--- START ---
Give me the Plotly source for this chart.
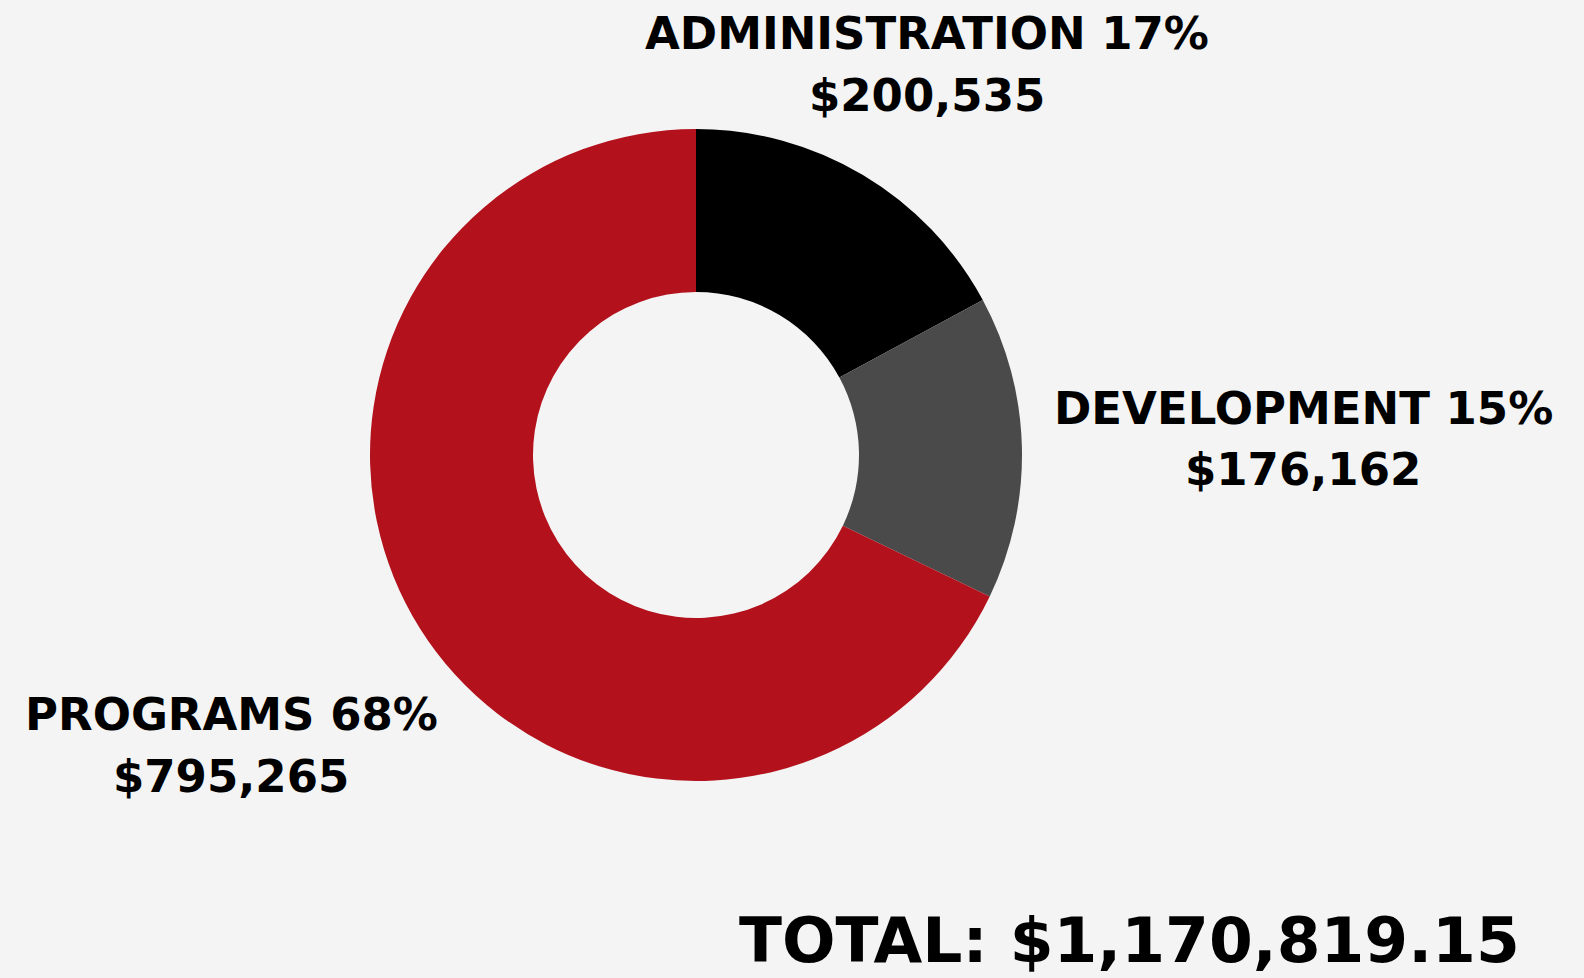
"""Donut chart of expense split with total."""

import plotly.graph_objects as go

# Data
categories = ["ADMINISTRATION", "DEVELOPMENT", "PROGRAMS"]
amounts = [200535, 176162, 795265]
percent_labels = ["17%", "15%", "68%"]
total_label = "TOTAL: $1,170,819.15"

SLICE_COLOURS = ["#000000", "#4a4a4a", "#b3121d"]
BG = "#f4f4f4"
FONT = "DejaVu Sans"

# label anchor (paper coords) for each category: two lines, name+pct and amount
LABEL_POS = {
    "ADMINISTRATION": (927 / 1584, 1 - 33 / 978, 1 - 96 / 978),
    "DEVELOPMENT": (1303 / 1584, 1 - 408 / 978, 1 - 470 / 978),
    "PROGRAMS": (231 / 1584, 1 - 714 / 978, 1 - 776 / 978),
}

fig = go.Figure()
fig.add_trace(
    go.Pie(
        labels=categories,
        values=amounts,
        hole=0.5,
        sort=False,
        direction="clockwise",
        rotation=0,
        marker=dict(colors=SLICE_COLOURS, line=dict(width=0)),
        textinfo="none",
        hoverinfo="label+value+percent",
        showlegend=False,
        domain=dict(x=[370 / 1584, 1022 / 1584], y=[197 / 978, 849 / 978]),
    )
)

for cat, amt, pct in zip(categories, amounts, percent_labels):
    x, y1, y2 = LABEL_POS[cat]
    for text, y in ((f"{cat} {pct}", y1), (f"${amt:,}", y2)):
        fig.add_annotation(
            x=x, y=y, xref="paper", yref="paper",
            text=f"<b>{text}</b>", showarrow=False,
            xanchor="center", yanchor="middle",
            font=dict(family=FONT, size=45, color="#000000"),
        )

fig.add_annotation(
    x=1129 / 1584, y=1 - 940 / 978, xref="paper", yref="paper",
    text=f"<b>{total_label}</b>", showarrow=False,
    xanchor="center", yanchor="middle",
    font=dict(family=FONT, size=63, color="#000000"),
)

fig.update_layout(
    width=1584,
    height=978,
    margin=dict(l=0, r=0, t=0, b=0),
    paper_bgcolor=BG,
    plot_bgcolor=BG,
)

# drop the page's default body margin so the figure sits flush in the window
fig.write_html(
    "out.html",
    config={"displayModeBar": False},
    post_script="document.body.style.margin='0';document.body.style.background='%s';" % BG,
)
--- END ---
Stated goal:
Skip every picture and return the lines above from the top through the one that contains "import plotly.graph_objects as go".

Reply:
Give me the Plotly source for this chart.
"""Donut chart of expense split with total."""

import plotly.graph_objects as go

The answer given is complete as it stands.